Romney invece non si ferma e ha programmato altri due comizi a urne aperte a Cleveland, in Ohio e a Pittsburgh, in Pennsylvania, nella speranza di conquistare qualche voto in più.
Se i sondaggi nazionali sono sostanzialmente in equilibrio (nella media delle rilevazioni alla vigilia del voto Obama ha un vantaggio di mezzo punto percentuale) il confronto negli Stati sembra favorire il presidente. È infatti in vantaggio in alcuni degli Stati considerati decisivi per la vittoria finale, in particolare l'Ohio (+2,9% nella media dei sondaggi), il Nevada (+2,8%) e il Wisconsin (+4,2%). I tre Stati valgono 34 voti elettorali che sommati ai 237 degli altri Stati in cui i democratici hanno la (quasi) certezza della maggioranza porterebbero Obama oltre il quorum dei 270 voti elettorali e dunque alla vittoria.

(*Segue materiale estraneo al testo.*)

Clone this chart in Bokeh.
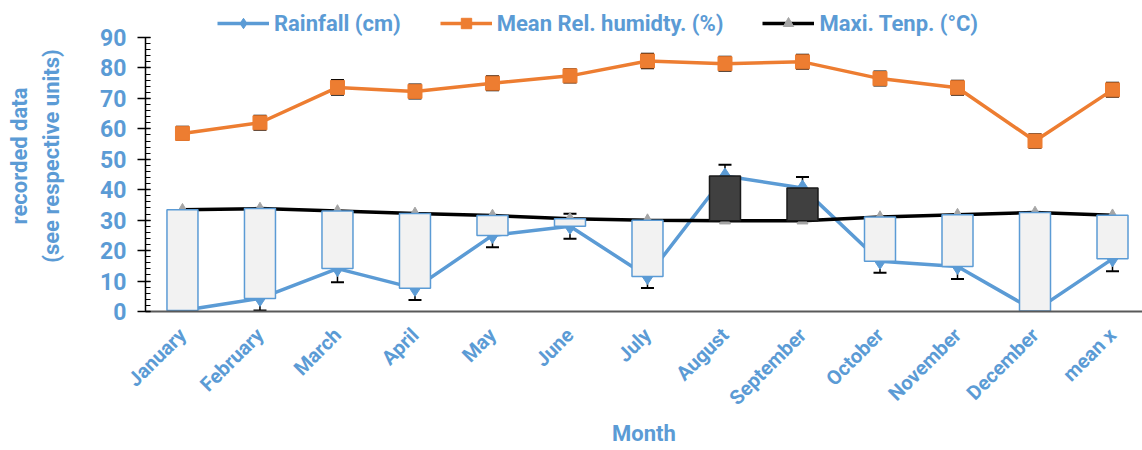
from math import pi
from bokeh.plotting import figure
from bokeh.models import (ColumnDataSource, Range1d, FixedTicker, LinearAxis, Legend,
                          LegendItem, Whisker, TeeHead)
from bokeh.embed import file_html
from bokeh.resources import INLINE

months = ["January", "February", "March", "April", "May", "June", "July", "August",
          "September", "October", "November", "December", "mean x"]
rainfall = [0.3, 4.3, 14.1, 7.6, 25.0, 28.0, 11.5, 44.5, 40.6, 16.5, 14.8, 0.2, 17.3]
rainfall_err = [4.0, 4.0, 4.5, 3.8, 3.9, 4.1, 3.8, 3.7, 3.6, 3.8, 4.1, 4.0, 4.1]
humidity = [58.5, 62.0, 73.6, 72.3, 75.0, 77.4, 82.3, 81.4, 82.0, 76.5, 73.5, 56.0, 72.8]
humidity_err = [2.2, 2.3, 2.4, 2.3, 2.3, 2.2, 2.4, 2.3, 2.3, 2.3, 2.3, 2.2, 2.3]
max_temp = [33.4, 33.8, 33.0, 32.2, 31.5, 30.5, 30.0, 29.8, 29.8, 31.0, 31.8, 32.5, 31.6]
series_names = ["Rainfall (cm)", "Mean Rel. humidty. (%)", "Maxi. Tenp. (°C)"]
y_ticks = list(range(0, 91, 10))

BLUE = "#5b9bd5"
ORANGE = "#ed7d31"
GREY = "#a5a5a5"
FONT = "Roboto"

xs = list(range(len(months)))

src = ColumnDataSource(dict(
    x=xs, rain=rainfall, hum=humidity, temp=max_temp,
    rain_lo=[r - e for r, e in zip(rainfall, rainfall_err)],
    rain_hi=[r + e for r, e in zip(rainfall, rainfall_err)],
    hum_lo=[h - e for h, e in zip(humidity, humidity_err)],
    hum_hi=[h + e for h, e in zip(humidity, humidity_err)],
    bar_lo=[min(r, t) for r, t in zip(rainfall, max_temp)],
    bar_hi=[max(r, t) for r, t in zip(rainfall, max_temp)],
    bar_fill=["#404040" if r > t else "#f2f2f2" for r, t in zip(rainfall, max_temp)],
    bar_line=["#1a1a1a" if r > t else BLUE for r, t in zip(rainfall, max_temp)],
))

# frame spans the full top of the canvas; the axis itself stops at 90,
# the strip above it holds the legend
FRAME_H = 311
AXIS_H = 274
y_top = y_ticks[-1] * FRAME_H / AXIS_H

p = figure(width=1142, height=450, output_backend="svg", toolbar_location=None,
           x_range=Range1d(-0.477, 12.387), y_range=Range1d(0, y_top),
           min_border_left=145, min_border_right=0, min_border_top=0, min_border_bottom=139)
p.outline_line_color = None
p.xgrid.visible = False
p.ygrid.visible = False

for lo, hi in (("rain_lo", "rain_hi"), ("hum_lo", "hum_hi")):
    w = Whisker(base="x", lower=lo, upper=hi, source=src, level="underlay",
                line_color="black", line_width=1.5,
                lower_head=TeeHead(size=13, line_color="black", line_width=2),
                upper_head=TeeHead(size=13, line_color="black", line_width=2))
    p.add_layout(w)

r_line = p.line("x", "rain", source=src, line_color=BLUE, line_width=3.5)
r_mark = p.scatter("x", "rain", source=src, marker="diamond", size=16,
                   fill_color=BLUE, line_color=BLUE)
t_line = p.line("x", "temp", source=src, line_color="black", line_width=3.5)
t_mark = p.scatter("x", "temp", source=src, marker="triangle", size=11,
                   fill_color=GREY, line_color=GREY)
p.vbar(x="x", bottom="bar_lo", top="bar_hi", width=0.4, source=src,
       fill_color="bar_fill", line_color="bar_line", line_width=1.5)
h_line = p.line("x", "hum", source=src, line_color=ORANGE, line_width=3.5)
h_mark = p.scatter("x", "hum", source=src, marker="square", size=14,
                   fill_color=ORANGE, line_color=ORANGE)

# x axis
xa = p.xaxis[0]
xa.ticker = FixedTicker(ticks=xs)
xa.major_label_overrides = {i: m for i, m in enumerate(months)}
xa.major_label_orientation = pi / 4
xa.major_tick_out = 0
xa.major_tick_in = 0
xa.minor_tick_out = 0
xa.minor_tick_in = 0
xa.axis_line_color = "#595959"
xa.axis_line_width = 2
xa.major_label_text_font = FONT
xa.major_label_text_font_style = "bold"
xa.major_label_text_font_size = "20px"
xa.major_label_text_color = BLUE
xa.major_label_standoff = 20
xa.axis_label = "Month"
xa.axis_label_text_font = FONT
xa.axis_label_text_font_style = "bold"
xa.axis_label_text_font_size = "22px"
xa.axis_label_text_color = BLUE
xa.axis_label_standoff = 0

# y axis (limited to 0..90)
ya = p.yaxis[0]
ya.bounds = (y_ticks[0], y_ticks[-1])
ya.ticker = FixedTicker(ticks=y_ticks, minor_ticks=list(range(0, 91, 2)))
ya.major_tick_out = 8
ya.major_tick_in = 5
ya.minor_tick_out = 0
ya.minor_tick_in = 5
ya.axis_line_color = "black"
ya.axis_line_width = 1.5
ya.major_tick_line_color = "black"
ya.major_tick_line_width = 1.5
ya.minor_tick_line_color = "black"
ya.major_label_text_font = FONT
ya.major_label_text_font_style = "bold"
ya.major_label_text_font_size = "23px"
ya.major_label_text_color = BLUE
ya.major_label_standoff = 11
ya.axis_label = "(see respective units)"
ya.axis_label_text_font = FONT
ya.axis_label_text_font_style = "bold"
ya.axis_label_text_font_size = "22px"
ya.axis_label_text_color = BLUE
ya.axis_label_standoff = 33

ya2 = LinearAxis(axis_label="recorded data", ticker=FixedTicker(ticks=[]),
                 bounds=(y_ticks[0], y_ticks[-1]))
ya2.axis_line_color = None
ya2.major_tick_out = 0
ya2.major_tick_in = 0
ya2.minor_tick_out = 0
ya2.minor_tick_in = 0
ya2.major_label_text_font_size = "0px"
ya2.major_label_standoff = 0
ya2.axis_label_text_font = FONT
ya2.axis_label_text_font_style = "bold"
ya2.axis_label_text_font_size = "22px"
ya2.axis_label_text_color = BLUE
ya2.axis_label_standoff = 5
p.add_layout(ya2, "left")

# legend in the strip above the axis top
legend = Legend(items=[
    LegendItem(label=series_names[0], renderers=[r_line, r_mark]),
    LegendItem(label=series_names[1], renderers=[h_line, h_mark]),
    LegendItem(label=series_names[2], renderers=[t_line, t_mark]),
], orientation="horizontal", location=(72, FRAME_H - 36))
legend.label_text_font = FONT
legend.label_text_font_style = "bold"
legend.label_text_font_size = "22px"
legend.label_text_color = BLUE
legend.glyph_width = 52
legend.glyph_height = 26
legend.label_standoff = 5
legend.spacing = 39
legend.padding = 0
legend.margin = 0
legend.border_line_color = None
legend.background_fill_alpha = 0
p.add_layout(legend, "center")

open("out.html", "w").write(file_html(p, INLINE))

Tra gli Stati "certi" per Obama c'è anche la Pennsylvania, dove Romney ha lanciato una campagna pubblicitaria in extremis e dove oggi terrà il suo secondo comizio in pochi giorni. Nello Stato di Filadelfia gli elettori democratici sono un milione in più di quelli repubblicani e salvo clamorose sorprese Obama dovrebbe essere al sicuro.
Alla luce di queste considerazioni Obama deve essere considerato il favorito. Secondo Nate Silver, l'autore di Fivethirtyeight, il blog di calcolo politico/statistico del New York Times, il presidente avrebbe addirittura il 91,4% di probabilità di essere rieletto per un secondo mandato. Le chance di vittoria di Romney sono invece l'8,6 per cento. Silver - che ha azzeccato 49 risultati su 50 nel 2008 e il 100% dei confronti per il Senato - ha elaborato un complesso modello matematico pesando centinaia di sondaggi nazionali e statali degli ultimi sei mesi.
I repubblicani non ci stanno e da settimane accusano i sondaggisti di favorire i democratici: l'America non è la stessa di quattro anni fa e Obama non è più in grado di trascinare i democratici in massa alle urne.
Una parziale conferma di questo arriva dall'esame del voto anticipato. Circa trentacinque milioni di americani hanno già votato e in alcuni Stati lo hanno fatto in massa. I democratici sono in vantaggio (è una consuetudine) ma i margini non sono paragonabili a quelli della sfida contro John McCain. L'Ohio è un caso esemplare: Obama ha battuto McCain di 262.224 voti quattro anni fa, ma i repubblicani avrebbero già recuperato almeno 200 mila voti di svantaggio. Un segno che il confronto decisivo potrebbe essere deciso al fotofinish.